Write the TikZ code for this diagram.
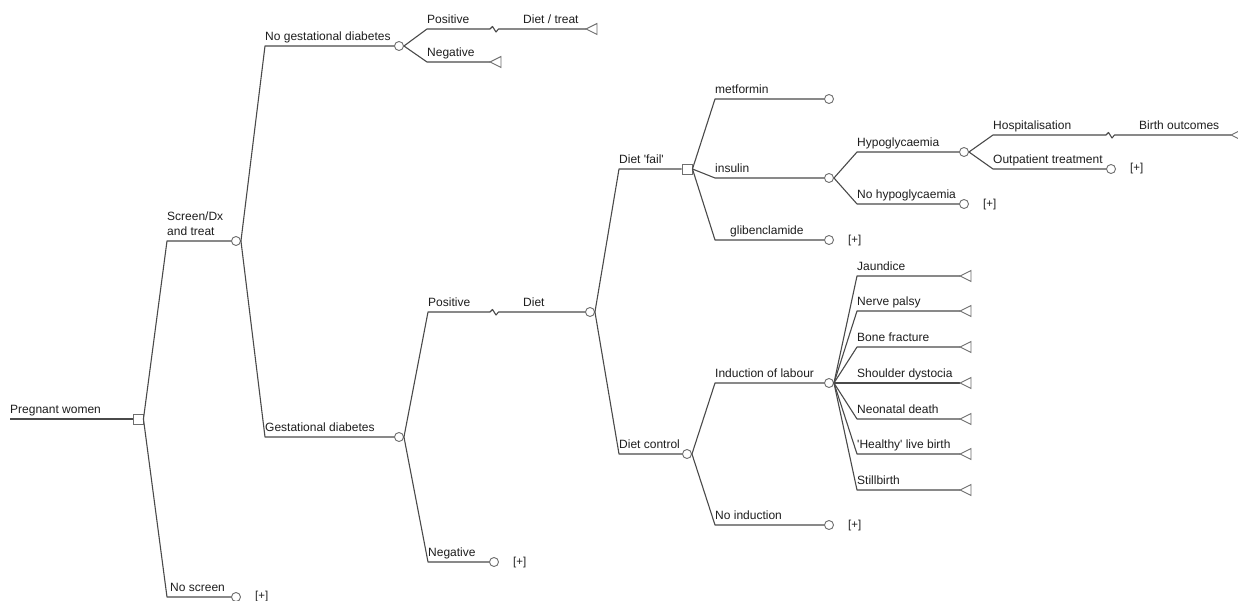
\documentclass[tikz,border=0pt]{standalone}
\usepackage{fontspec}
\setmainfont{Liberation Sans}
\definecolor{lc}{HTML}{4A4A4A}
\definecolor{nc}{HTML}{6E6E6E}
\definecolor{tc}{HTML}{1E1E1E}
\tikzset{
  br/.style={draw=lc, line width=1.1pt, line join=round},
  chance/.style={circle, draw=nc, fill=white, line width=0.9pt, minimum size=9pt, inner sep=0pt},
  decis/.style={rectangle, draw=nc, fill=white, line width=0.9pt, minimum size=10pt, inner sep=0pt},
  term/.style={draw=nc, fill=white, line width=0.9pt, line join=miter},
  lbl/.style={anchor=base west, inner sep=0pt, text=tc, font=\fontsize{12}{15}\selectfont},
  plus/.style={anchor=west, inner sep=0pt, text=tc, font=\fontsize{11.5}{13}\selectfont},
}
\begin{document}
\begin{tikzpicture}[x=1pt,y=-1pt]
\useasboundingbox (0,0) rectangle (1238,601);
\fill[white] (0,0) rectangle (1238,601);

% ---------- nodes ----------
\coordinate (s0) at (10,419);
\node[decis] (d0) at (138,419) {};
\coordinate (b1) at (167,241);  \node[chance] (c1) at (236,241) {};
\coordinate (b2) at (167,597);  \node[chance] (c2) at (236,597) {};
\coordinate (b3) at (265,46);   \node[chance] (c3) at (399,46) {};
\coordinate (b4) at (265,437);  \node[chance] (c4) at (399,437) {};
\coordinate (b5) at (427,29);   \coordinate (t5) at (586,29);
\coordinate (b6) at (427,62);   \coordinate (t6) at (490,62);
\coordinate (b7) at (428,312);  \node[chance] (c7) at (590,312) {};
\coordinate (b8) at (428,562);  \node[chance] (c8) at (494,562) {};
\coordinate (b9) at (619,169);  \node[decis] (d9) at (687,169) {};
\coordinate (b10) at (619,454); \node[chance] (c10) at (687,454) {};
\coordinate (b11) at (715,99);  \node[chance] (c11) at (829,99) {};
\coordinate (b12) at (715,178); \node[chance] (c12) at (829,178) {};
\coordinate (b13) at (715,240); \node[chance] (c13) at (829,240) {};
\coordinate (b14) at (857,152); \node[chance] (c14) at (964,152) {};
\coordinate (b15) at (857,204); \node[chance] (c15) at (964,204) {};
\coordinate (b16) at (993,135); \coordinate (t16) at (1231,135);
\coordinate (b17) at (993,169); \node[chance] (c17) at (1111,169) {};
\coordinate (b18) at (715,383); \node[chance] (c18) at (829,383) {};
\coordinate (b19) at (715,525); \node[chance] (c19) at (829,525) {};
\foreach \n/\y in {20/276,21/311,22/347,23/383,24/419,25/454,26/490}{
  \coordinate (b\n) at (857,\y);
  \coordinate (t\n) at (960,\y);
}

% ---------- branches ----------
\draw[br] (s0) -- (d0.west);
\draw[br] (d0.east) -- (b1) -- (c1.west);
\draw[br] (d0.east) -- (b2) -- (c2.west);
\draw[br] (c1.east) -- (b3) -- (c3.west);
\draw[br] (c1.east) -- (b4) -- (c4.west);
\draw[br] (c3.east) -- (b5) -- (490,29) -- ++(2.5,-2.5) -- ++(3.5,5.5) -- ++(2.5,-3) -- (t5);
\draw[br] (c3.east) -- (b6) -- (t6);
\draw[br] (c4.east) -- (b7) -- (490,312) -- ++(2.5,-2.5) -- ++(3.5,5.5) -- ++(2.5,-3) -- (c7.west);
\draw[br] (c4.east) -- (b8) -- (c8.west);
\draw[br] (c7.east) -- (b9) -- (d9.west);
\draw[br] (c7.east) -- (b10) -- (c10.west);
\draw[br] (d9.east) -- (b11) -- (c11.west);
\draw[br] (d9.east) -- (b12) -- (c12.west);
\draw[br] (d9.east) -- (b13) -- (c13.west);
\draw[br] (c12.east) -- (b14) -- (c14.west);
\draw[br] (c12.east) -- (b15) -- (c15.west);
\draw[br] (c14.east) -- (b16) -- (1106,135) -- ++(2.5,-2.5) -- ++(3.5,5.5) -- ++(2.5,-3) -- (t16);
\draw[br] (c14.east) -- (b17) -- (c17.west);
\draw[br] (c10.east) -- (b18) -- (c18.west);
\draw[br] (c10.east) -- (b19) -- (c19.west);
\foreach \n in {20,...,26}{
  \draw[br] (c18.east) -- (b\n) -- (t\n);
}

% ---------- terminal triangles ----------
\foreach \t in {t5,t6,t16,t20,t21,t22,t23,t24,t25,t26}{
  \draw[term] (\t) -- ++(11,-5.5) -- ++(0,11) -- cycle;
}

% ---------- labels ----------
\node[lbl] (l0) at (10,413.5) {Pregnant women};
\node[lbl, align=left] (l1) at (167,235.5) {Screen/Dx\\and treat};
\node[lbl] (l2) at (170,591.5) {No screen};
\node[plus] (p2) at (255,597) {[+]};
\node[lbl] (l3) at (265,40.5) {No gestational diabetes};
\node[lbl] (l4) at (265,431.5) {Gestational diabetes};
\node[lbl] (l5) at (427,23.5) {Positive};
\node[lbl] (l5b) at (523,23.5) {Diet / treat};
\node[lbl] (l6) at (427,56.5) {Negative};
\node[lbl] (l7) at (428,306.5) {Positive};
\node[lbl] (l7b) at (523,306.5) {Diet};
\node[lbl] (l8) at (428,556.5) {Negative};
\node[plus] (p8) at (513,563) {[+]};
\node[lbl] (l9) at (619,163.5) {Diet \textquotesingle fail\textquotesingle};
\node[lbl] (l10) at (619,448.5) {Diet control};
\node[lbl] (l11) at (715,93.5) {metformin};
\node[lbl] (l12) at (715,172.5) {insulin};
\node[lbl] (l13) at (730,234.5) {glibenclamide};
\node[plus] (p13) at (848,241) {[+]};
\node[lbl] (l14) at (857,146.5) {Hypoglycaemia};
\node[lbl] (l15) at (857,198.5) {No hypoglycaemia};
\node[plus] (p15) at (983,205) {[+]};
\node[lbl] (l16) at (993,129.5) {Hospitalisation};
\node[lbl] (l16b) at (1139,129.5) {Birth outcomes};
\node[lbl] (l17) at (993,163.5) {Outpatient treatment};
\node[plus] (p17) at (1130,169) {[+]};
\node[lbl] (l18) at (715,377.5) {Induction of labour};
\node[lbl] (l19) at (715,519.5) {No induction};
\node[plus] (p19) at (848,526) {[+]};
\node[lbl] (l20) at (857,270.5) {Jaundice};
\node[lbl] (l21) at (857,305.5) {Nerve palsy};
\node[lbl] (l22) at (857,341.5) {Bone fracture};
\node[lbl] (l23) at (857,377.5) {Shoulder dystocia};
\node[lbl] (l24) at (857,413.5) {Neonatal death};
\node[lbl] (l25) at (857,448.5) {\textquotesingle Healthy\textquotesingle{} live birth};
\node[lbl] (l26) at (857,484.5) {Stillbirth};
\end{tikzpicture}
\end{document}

---

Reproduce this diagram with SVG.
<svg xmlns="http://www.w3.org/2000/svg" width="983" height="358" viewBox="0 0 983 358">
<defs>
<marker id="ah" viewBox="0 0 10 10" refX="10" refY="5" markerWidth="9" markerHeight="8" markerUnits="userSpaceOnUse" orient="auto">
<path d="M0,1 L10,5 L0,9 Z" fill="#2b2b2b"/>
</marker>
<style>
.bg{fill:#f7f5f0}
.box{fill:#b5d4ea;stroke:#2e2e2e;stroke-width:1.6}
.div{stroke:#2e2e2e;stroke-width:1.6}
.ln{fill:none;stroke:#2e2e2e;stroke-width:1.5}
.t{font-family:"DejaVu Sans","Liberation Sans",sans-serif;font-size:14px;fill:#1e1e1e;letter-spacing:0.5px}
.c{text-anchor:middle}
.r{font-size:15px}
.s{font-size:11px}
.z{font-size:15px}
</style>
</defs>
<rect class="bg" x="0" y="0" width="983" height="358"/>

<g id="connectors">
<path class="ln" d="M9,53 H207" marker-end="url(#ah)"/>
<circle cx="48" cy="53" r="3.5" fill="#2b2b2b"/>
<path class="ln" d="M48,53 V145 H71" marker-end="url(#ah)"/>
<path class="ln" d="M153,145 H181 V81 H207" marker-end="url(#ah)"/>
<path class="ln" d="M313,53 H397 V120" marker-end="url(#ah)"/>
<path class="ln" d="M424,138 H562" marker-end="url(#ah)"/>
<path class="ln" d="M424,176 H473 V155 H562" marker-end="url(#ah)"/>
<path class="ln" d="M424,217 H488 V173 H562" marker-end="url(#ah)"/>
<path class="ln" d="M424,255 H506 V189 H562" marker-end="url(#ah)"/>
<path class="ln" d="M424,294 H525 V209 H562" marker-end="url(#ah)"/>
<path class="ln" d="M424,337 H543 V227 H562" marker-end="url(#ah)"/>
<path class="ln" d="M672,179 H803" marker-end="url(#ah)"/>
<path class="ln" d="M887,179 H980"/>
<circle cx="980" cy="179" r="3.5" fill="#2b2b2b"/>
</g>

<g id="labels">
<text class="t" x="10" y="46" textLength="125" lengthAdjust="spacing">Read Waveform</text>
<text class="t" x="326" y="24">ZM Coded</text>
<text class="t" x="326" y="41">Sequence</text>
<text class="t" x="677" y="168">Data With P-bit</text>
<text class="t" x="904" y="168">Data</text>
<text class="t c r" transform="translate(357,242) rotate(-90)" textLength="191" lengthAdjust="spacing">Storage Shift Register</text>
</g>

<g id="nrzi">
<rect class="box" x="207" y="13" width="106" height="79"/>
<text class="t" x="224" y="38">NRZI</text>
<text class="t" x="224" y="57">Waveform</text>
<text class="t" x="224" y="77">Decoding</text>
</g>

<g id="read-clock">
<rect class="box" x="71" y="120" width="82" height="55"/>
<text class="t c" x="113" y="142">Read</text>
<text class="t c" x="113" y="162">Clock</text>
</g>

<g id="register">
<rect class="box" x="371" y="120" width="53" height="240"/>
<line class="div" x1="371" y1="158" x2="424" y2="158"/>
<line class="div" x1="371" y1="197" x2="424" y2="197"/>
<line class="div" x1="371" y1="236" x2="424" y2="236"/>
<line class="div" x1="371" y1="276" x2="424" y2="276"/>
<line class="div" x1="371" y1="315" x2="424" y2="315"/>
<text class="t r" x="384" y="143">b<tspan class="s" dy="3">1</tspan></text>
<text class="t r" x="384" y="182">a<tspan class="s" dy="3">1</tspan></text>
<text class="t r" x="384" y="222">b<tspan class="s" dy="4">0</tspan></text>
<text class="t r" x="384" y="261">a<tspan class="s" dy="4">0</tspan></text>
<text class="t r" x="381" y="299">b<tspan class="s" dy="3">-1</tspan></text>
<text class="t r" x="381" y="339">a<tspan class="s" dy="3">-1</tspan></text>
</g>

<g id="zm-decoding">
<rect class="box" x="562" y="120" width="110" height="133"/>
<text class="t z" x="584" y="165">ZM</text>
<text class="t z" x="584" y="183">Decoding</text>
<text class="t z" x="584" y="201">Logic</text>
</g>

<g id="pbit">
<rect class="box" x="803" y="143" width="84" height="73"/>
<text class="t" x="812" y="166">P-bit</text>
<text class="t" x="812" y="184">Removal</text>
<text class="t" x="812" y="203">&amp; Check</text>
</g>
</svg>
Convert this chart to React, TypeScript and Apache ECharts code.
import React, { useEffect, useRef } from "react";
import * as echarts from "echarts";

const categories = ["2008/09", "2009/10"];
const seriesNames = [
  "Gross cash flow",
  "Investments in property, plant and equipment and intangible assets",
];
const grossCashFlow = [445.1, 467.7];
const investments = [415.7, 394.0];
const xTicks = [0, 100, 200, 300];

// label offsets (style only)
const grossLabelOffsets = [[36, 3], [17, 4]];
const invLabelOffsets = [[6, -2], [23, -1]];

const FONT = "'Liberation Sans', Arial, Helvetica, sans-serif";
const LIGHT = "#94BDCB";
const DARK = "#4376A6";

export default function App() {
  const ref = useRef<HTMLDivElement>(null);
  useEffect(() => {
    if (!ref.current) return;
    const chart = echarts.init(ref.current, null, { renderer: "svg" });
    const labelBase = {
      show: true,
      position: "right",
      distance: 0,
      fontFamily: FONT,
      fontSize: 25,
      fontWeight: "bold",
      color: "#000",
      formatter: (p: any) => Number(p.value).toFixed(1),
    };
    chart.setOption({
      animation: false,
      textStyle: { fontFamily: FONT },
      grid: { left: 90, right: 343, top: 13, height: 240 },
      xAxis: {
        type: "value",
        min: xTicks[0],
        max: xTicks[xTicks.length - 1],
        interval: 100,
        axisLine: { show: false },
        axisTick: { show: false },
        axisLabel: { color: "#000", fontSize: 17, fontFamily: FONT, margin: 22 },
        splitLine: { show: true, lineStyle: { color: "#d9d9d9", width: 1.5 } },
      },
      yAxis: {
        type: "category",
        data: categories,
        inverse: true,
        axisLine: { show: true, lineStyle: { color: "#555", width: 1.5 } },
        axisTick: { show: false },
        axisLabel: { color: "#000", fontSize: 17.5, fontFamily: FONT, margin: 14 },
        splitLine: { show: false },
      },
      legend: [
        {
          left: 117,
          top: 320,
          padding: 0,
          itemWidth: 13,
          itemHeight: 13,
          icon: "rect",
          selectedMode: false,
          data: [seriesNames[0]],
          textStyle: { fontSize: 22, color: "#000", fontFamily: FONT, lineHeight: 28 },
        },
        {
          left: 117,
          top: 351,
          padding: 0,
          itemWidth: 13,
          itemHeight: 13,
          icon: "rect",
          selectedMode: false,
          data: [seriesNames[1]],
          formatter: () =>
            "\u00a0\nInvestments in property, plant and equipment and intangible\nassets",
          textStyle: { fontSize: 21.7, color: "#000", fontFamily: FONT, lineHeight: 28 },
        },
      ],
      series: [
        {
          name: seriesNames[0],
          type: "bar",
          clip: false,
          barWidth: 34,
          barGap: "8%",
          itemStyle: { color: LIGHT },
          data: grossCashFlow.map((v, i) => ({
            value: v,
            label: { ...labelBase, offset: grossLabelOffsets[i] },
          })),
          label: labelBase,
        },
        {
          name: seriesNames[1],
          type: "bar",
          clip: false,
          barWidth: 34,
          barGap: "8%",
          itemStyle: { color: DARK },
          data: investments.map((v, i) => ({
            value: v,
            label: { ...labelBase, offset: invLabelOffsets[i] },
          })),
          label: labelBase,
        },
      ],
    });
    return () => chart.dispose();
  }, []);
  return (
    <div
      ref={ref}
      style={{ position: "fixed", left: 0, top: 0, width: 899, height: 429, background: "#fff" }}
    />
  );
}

---

Return exactly the lines above from the line that has "Convert this chart" through the line that has "import * as", inclusive, and nothing else.

_EXERCISE SOLUTION_
Convert this chart to React, TypeScript and Apache ECharts code.
import React, { useEffect, useRef } from "react";
import * as echarts from "echarts";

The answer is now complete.